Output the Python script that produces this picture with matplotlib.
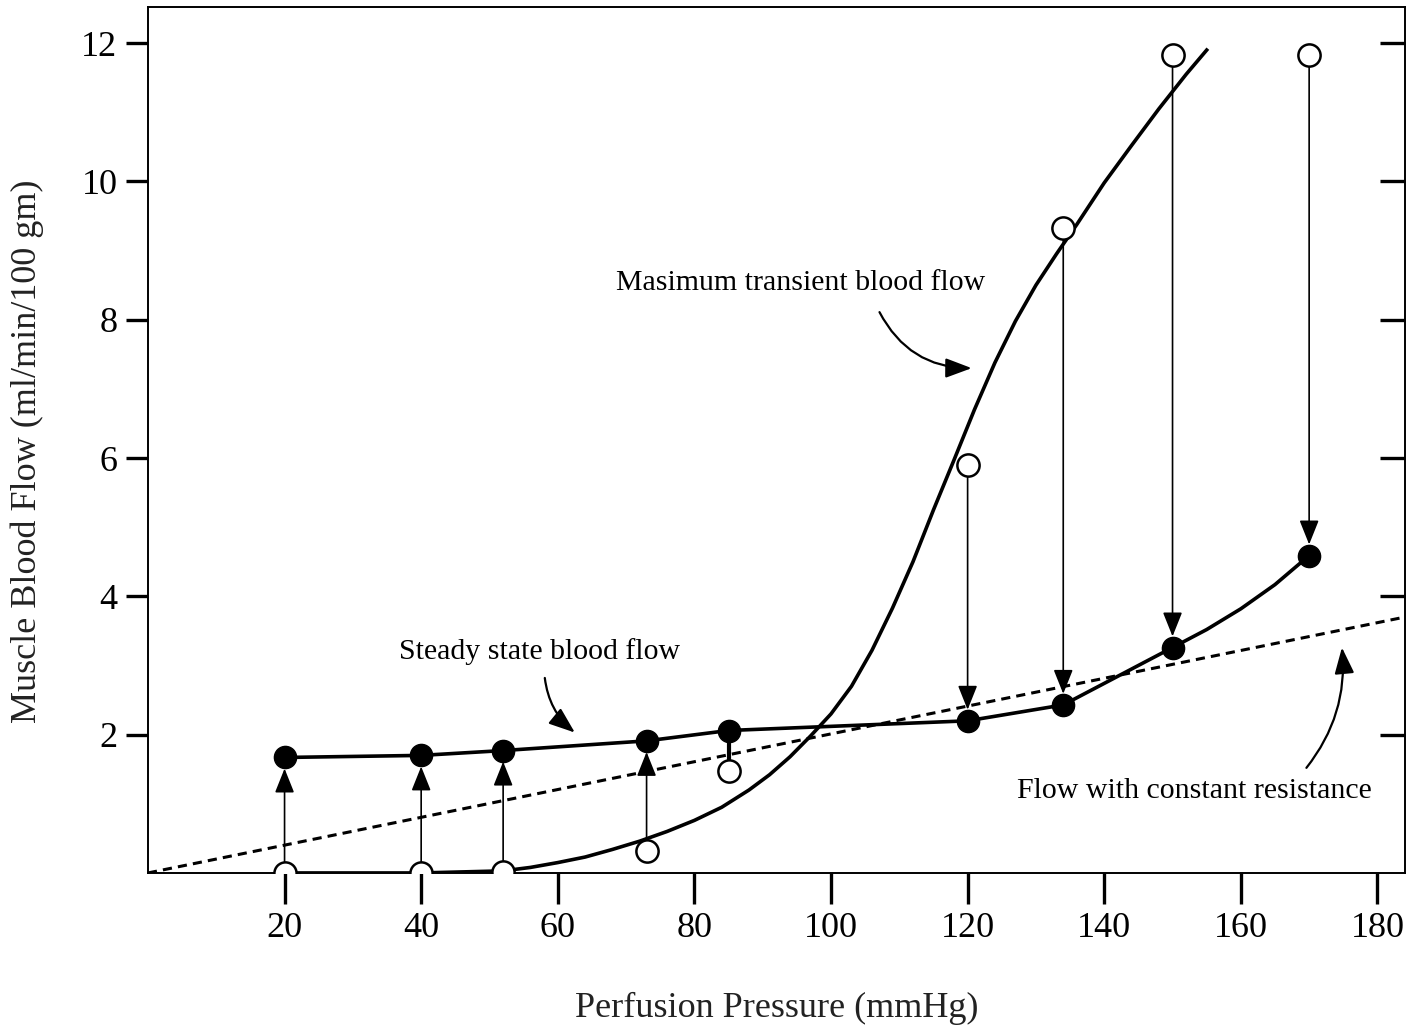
import matplotlib
matplotlib.use('Agg')
import matplotlib.pyplot as plt

plt.rcParams['font.family'] = ['Liberation Serif', 'DejaVu Serif']

# measured points
pressure = [20, 40, 52, 73, 85, 120, 134, 150, 170]
transient = [0.0, 0.0, 0.02, 0.32, 1.48, 5.9, 9.33, 11.83, 11.83]
steady = [1.67, 1.70, 1.77, 1.91, 2.06, 2.20, 2.43, 3.26, 4.59]

# fitted curves
transient_curve_x = [20, 40, 52, 56, 60, 64, 68, 72, 76, 80, 84, 88, 91, 94,
                     97, 100, 103, 106, 109, 112, 115, 118, 121, 124, 127,
                     130, 133, 136, 140, 144, 148, 152, 155]
transient_curve_y = [0.0, 0.0, 0.03, 0.08, 0.15, 0.23, 0.34, 0.46, 0.6, 0.76,
                     0.95, 1.2, 1.42, 1.68, 1.98, 2.3, 2.7, 3.22, 3.83, 4.5,
                     5.25, 5.97, 6.7, 7.38, 7.98, 8.5, 8.95, 9.38, 9.98, 10.52,
                     11.05, 11.55, 11.9]
steady_curve_x = [20, 40, 52, 73, 85, 120, 134, 150, 155, 160, 165, 170]
steady_curve_y = [1.67, 1.70, 1.77, 1.91, 2.06, 2.20, 2.43, 3.26, 3.52, 3.82,
                  4.17, 4.59]

resistance_x = [0, 184]
resistance_y = [0, 3.7]

fig = plt.figure(figsize=(14.09, 10.27), dpi=100)
ax = fig.add_axes([0.105, 0.15, 0.892, 0.843])

ax.plot(resistance_x, resistance_y, color='black', lw=2.2, ls=(0, (3, 2)), zorder=2)
ax.plot(transient_curve_x, transient_curve_y, color='black', lw=2.6, zorder=3)
ax.plot(steady_curve_x, steady_curve_y, color='black', lw=2.6, zorder=3)

# arrows from transient to steady state
for x, y0, y1 in zip(pressure, transient, steady):
    if abs(y1 - y0) * 69 < 45:
        ax.plot([x, x], [y0, y1], color='black', lw=3, zorder=2)
        continue
    ax.annotate('', xy=(x, y1), xytext=(x, y0),
                arrowprops=dict(arrowstyle='-|>,head_length=0.75,head_width=0.3',
                                mutation_scale=20, color='black', lw=1.2,
                                shrinkA=8, shrinkB=8), zorder=2)

ax.plot(pressure, transient, 'o', ms=16, mfc='white', mec='black', mew=1.8, zorder=5)
ax.plot(pressure, steady, 'o', ms=16, mfc='black', mec='black', zorder=5)

ax.text(95.5, 8.53, 'Masimum transient blood flow', ha='center', va='center', fontsize=21.5)
ax.annotate('', xy=(120.6, 7.30), xytext=(107.1, 8.11),
            arrowprops=dict(arrowstyle='-|>,head_length=0.8,head_width=0.3',
                            mutation_scale=20, color='black', lw=1.6,
                            connectionstyle='arc3,rad=0.3', shrinkA=0, shrinkB=0))
ax.text(57.3, 3.2, 'Steady state blood flow', ha='center', va='center', fontsize=21.5)
ax.annotate('', xy=(62.5, 2.03), xytext=(58.1, 2.82),
            arrowprops=dict(arrowstyle='-|>,head_length=0.8,head_width=0.3',
                            mutation_scale=20, color='black', lw=1.6,
                            connectionstyle='arc3,rad=0.2', shrinkA=0, shrinkB=0))
ax.text(153.2, 1.19, 'Flow with constant resistance', ha='center', va='center', fontsize=21.5)
ax.annotate('', xy=(174.8, 3.26), xytext=(169.6, 1.52),
            arrowprops=dict(arrowstyle='-|>,head_length=0.8,head_width=0.3',
                            mutation_scale=20, color='black', lw=1.6,
                            connectionstyle='arc3,rad=0.2', shrinkA=0, shrinkB=0))

ax.set_xlim(0, 184)
ax.set_ylim(0, 12.52)
ax.set_xticks([20, 40, 60, 80, 100, 120, 140, 160, 180])
ax.set_yticks([2, 4, 6, 8, 10, 12])
ax.tick_params(axis='x', direction='out', length=22, width=2.4, labelsize=26, pad=6)
ax.tick_params(axis='y', direction='out', length=16, width=2.4, labelsize=26, pad=6)
ax.tick_params(axis='y', which='both', right=True, labelright=False)
for t in ax.yaxis.get_ticklines()[1::2]:
    t.set_marker(0)
    t.set_markersize(18)
for s in ax.spines.values():
    s.set_linewidth(1.4)

ax.set_xlabel('Perfusion Pressure (mmHg)', fontsize=26, color='#222222')
ax.set_ylabel('Muscle Blood Flow (ml/min/100 gm)', fontsize=26, color='#222222')
ax.xaxis.set_label_coords(0.5, -0.137)
ax.yaxis.set_label_coords(-0.083, 0.487)

fig.savefig('out.png', dpi=100)
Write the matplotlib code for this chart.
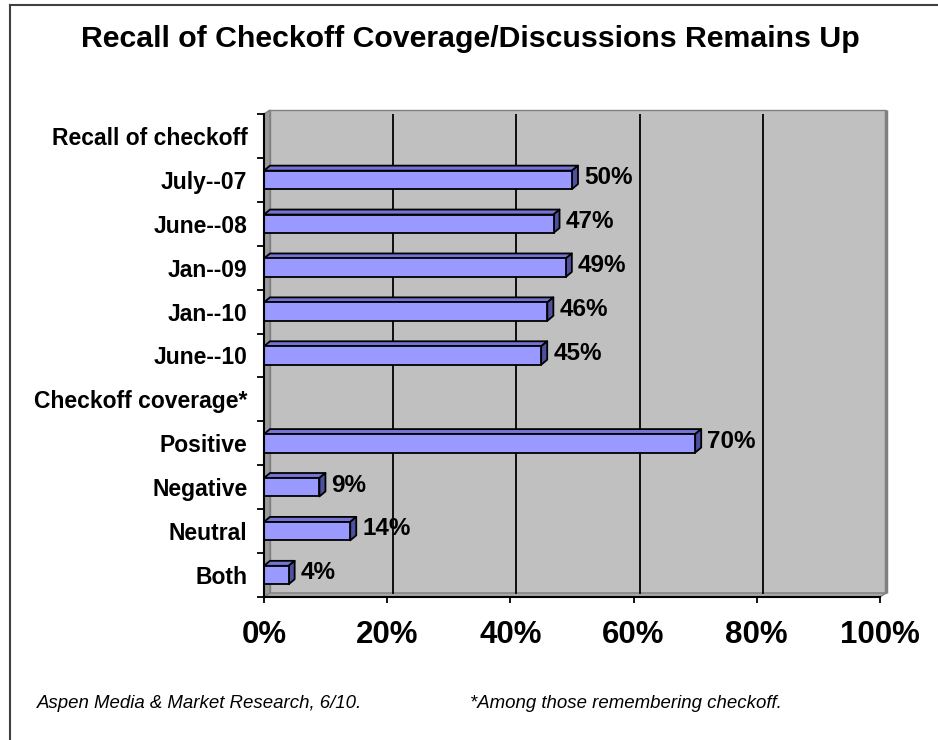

=-=-=-=-=

Make an exact copy of the records shown above, without the pictures.

## OUTPUT FOR THIS TASK
Output the Python script that produces this picture with matplotlib.
import matplotlib
matplotlib.use('Agg')
import matplotlib.pyplot as plt

plt.rcParams['font.family'] = ['Liberation Serif', 'DejaVu Serif']

# measured points
pressure = [20, 40, 52, 73, 85, 120, 134, 150, 170]
transient = [0.0, 0.0, 0.02, 0.32, 1.48, 5.9, 9.33, 11.83, 11.83]
steady = [1.67, 1.70, 1.77, 1.91, 2.06, 2.20, 2.43, 3.26, 4.59]

# fitted curves
transient_curve_x = [20, 40, 52, 56, 60, 64, 68, 72, 76, 80, 84, 88, 91, 94,
                     97, 100, 103, 106, 109, 112, 115, 118, 121, 124, 127,
                     130, 133, 136, 140, 144, 148, 152, 155]
transient_curve_y = [0.0, 0.0, 0.03, 0.08, 0.15, 0.23, 0.34, 0.46, 0.6, 0.76,
                     0.95, 1.2, 1.42, 1.68, 1.98, 2.3, 2.7, 3.22, 3.83, 4.5,
                     5.25, 5.97, 6.7, 7.38, 7.98, 8.5, 8.95, 9.38, 9.98, 10.52,
                     11.05, 11.55, 11.9]
steady_curve_x = [20, 40, 52, 73, 85, 120, 134, 150, 155, 160, 165, 170]
steady_curve_y = [1.67, 1.70, 1.77, 1.91, 2.06, 2.20, 2.43, 3.26, 3.52, 3.82,
                  4.17, 4.59]

resistance_x = [0, 184]
resistance_y = [0, 3.7]

fig = plt.figure(figsize=(14.09, 10.27), dpi=100)
ax = fig.add_axes([0.105, 0.15, 0.892, 0.843])

ax.plot(resistance_x, resistance_y, color='black', lw=2.2, ls=(0, (3, 2)), zorder=2)
ax.plot(transient_curve_x, transient_curve_y, color='black', lw=2.6, zorder=3)
ax.plot(steady_curve_x, steady_curve_y, color='black', lw=2.6, zorder=3)

# arrows from transient to steady state
for x, y0, y1 in zip(pressure, transient, steady):
    if abs(y1 - y0) * 69 < 45:
        ax.plot([x, x], [y0, y1], color='black', lw=3, zorder=2)
        continue
    ax.annotate('', xy=(x, y1), xytext=(x, y0),
                arrowprops=dict(arrowstyle='-|>,head_length=0.75,head_width=0.3',
                                mutation_scale=20, color='black', lw=1.2,
                                shrinkA=8, shrinkB=8), zorder=2)

ax.plot(pressure, transient, 'o', ms=16, mfc='white', mec='black', mew=1.8, zorder=5)
ax.plot(pressure, steady, 'o', ms=16, mfc='black', mec='black', zorder=5)

ax.text(95.5, 8.53, 'Masimum transient blood flow', ha='center', va='center', fontsize=21.5)
ax.annotate('', xy=(120.6, 7.30), xytext=(107.1, 8.11),
            arrowprops=dict(arrowstyle='-|>,head_length=0.8,head_width=0.3',
                            mutation_scale=20, color='black', lw=1.6,
                            connectionstyle='arc3,rad=0.3', shrinkA=0, shrinkB=0))
ax.text(57.3, 3.2, 'Steady state blood flow', ha='center', va='center', fontsize=21.5)
ax.annotate('', xy=(62.5, 2.03), xytext=(58.1, 2.82),
            arrowprops=dict(arrowstyle='-|>,head_length=0.8,head_width=0.3',
                            mutation_scale=20, color='black', lw=1.6,
                            connectionstyle='arc3,rad=0.2', shrinkA=0, shrinkB=0))
ax.text(153.2, 1.19, 'Flow with constant resistance', ha='center', va='center', fontsize=21.5)
ax.annotate('', xy=(174.8, 3.26), xytext=(169.6, 1.52),
            arrowprops=dict(arrowstyle='-|>,head_length=0.8,head_width=0.3',
                            mutation_scale=20, color='black', lw=1.6,
                            connectionstyle='arc3,rad=0.2', shrinkA=0, shrinkB=0))

ax.set_xlim(0, 184)
ax.set_ylim(0, 12.52)
ax.set_xticks([20, 40, 60, 80, 100, 120, 140, 160, 180])
ax.set_yticks([2, 4, 6, 8, 10, 12])
ax.tick_params(axis='x', direction='out', length=22, width=2.4, labelsize=26, pad=6)
ax.tick_params(axis='y', direction='out', length=16, width=2.4, labelsize=26, pad=6)
ax.tick_params(axis='y', which='both', right=True, labelright=False)
for t in ax.yaxis.get_ticklines()[1::2]:
    t.set_marker(0)
    t.set_markersize(18)
for s in ax.spines.values():
    s.set_linewidth(1.4)

ax.set_xlabel('Perfusion Pressure (mmHg)', fontsize=26, color='#222222')
ax.set_ylabel('Muscle Blood Flow (ml/min/100 gm)', fontsize=26, color='#222222')
ax.xaxis.set_label_coords(0.5, -0.137)
ax.yaxis.set_label_coords(-0.083, 0.487)

fig.savefig('out.png', dpi=100)
Write the matplotlib code for this chart.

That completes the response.